I have always been familiar with La Llorona. I vaguely recall my Abuelita telling me a spooky story about the woman who wails for her children, and that no child was safe from her deathly search unless they were well behaved and stayed inside after dark. If you are unfamiliar with the story of La Llorona, check this Here.
Years later, I found myself studying abroad in the quaint village of San Pedro, La Laguna, Guatemala. I was living with a host family, and it just so happened that their oldest daughter was working on an assignment for school on myths and legends. I asked her about it, and sure enough, La Llorona was one of the myths she was writing about. I remember her saying that it was a silly assignment. But when I asked her if she believed in the story of the wailing woman, she shook her head, and smiled, telling me she doesn’t really like to think too much about it. She eventually admitted that it did scare her, but that she doesn’t really believe in such things.
Isn’t it fascinating that I grew up knowing of the same urban legend from my mexican grandmother, as this young girl who has spend her whole life in Guatemala? Mind you, the countries are not far apart, but they are still two separate cultures, with completely different societal development. How did that legend spread so smoothly across Central America and over so many years?
I don’t blame her for being shy on the subject, but I find it interesting how so many people don’t want to openly admit their belief in something strange, or supernatural.
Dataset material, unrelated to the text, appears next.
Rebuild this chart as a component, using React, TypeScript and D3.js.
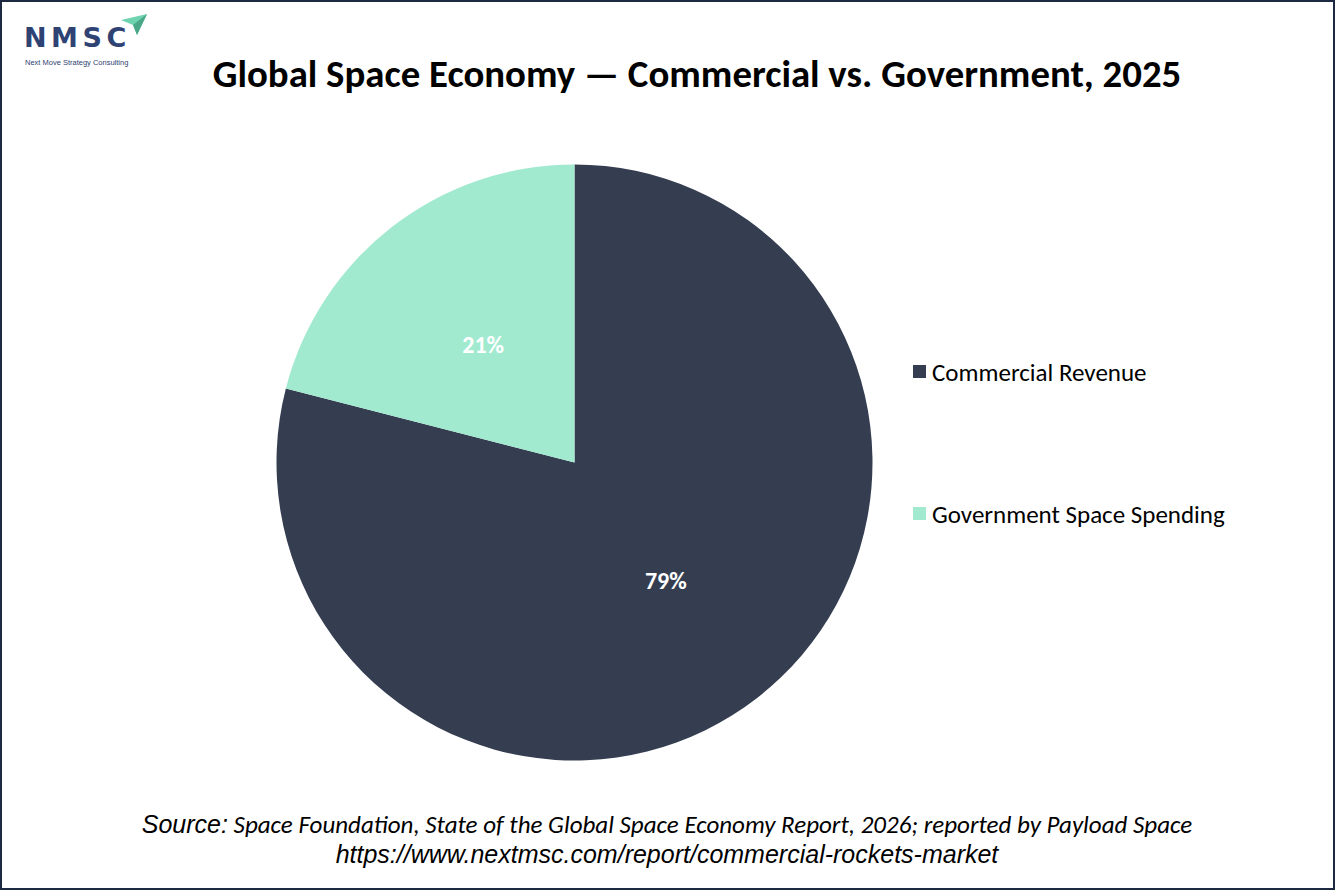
import React from "react";
import * as d3 from "d3";

const categories = ["Commercial Revenue", "Government Space Spending"];
const shares = [79, 21];
const colors = ["#343e50", "#a1ead0"];
const titleText = "Global Space Economy \u2014 Commercial vs. Government, 2025";
const sourceLead = "Source:";
const sourceRest = " Space Foundation, State of the Global Space Economy Report, 2026; reported by Payload Space";
const urlText = "https://www.nextmsc.com/report/commercial-rockets-market";

const W = 1335;
const H = 890;

export default function App() {
  const cx = 574.5;
  const cy = 462.5;
  const R = 298;
  const data = categories.map((c, i) => ({ name: c, value: shares[i], color: colors[i] }));
  const pie = d3.pie<any>().value((d: any) => d.value).sort(null);
  const arcs = pie(data);
  const arc = d3.arc<any>().innerRadius(0).outerRadius(R);
  const labelArc = d3.arc<any>().innerRadius(R * 0.5).outerRadius(R * 0.5);
  const calibri = "Carlito, Calibri, Lato, 'Open Sans', sans-serif";
  const arial = "'Liberation Sans', Arial, sans-serif";
  const legendY = d3.scalePoint<string>().domain(categories).range([372, 514]);

  return (
    <svg
      width={W}
      height={H}
      viewBox={`0 0 ${W} ${H}`}
      style={{ position: "absolute", left: 0, top: 0, background: "#fff" }}
    >
      <rect x={0} y={0} width={W} height={H} fill="#fff" />
      <rect x={1} y={1} width={W - 2} height={H - 2} fill="none" stroke="#1c2940" strokeWidth={2} />

      {/* Logo */}
      <g>
        <text x={24} y={47} fontFamily="'DejaVu Sans', Roboto, sans-serif" fontWeight={700} fontSize={27} fill="#2e4373" letterSpacing={4.5}>
          NMSC
        </text>
        <polygon points="121,20 147,14 137,35 133,25" fill="#6fd3b0" />
        <polygon points="133,25 147,14 137,35" fill="#4aa888" />
        <text x={25} y={65} fontFamily={arial} fontSize={7.5} fill="#2e4373">
          Next Move Strategy Consulting
        </text>
      </g>

      <text x={697} y={87} textAnchor="middle" fontFamily={calibri} fontWeight={700} fontSize={38.8} fill="#000">
        {titleText}
      </text>

      <g transform={`translate(${cx},${cy})`}>
        {arcs.map((a, i) => (
          <path key={i} d={arc(a) as string} fill={a.data.color} />
        ))}
        {arcs.map((a, i) => {
          const [lx, ly] = labelArc.centroid(a);
          return (
            <text key={"l" + i} x={lx} y={ly} dy="0.35em" textAnchor="middle" fontFamily={calibri} fontWeight={700} fontSize={24} fill="#fff">
              {a.data.value}%
            </text>
          );
        })}
      </g>

      <g>
        {data.map((d) => (
          <g key={d.name} transform={`translate(913,${legendY(d.name)})`}>
            <rect x={0} y={-7} width={13} height={13} fill={d.color} />
            <text x={19} y={0} dy="0.35em" fontFamily={calibri} fontSize={25} fill="#000">
              {d.name}
            </text>
          </g>
        ))}
      </g>

      <text x={667} y={833} textAnchor="middle" fontSize={25} fill="#000" fontStyle="italic">
        <tspan fontFamily={arial}>{sourceLead}</tspan>
        <tspan fontFamily={calibri}>{sourceRest}</tspan>
      </text>
      <text x={667} y={863} textAnchor="middle" fontFamily={arial} fontStyle="italic" fontSize={25} fill="#000">
        {urlText}
      </text>
    </svg>
  );
}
But in today’s world, look how lucrative horror films are. Look how much money we throw at run down buildings during halloween to get a real “haunted house” experience. If so many people did not believe in such ideologies, why would they get so frightened? How can you be scared of something that you don’t believe in? Maybe it’s just still taboo to speak of things that are unexplainable. Could it be that we are still fearful of being persecuted for a belief system unlike our neighbors?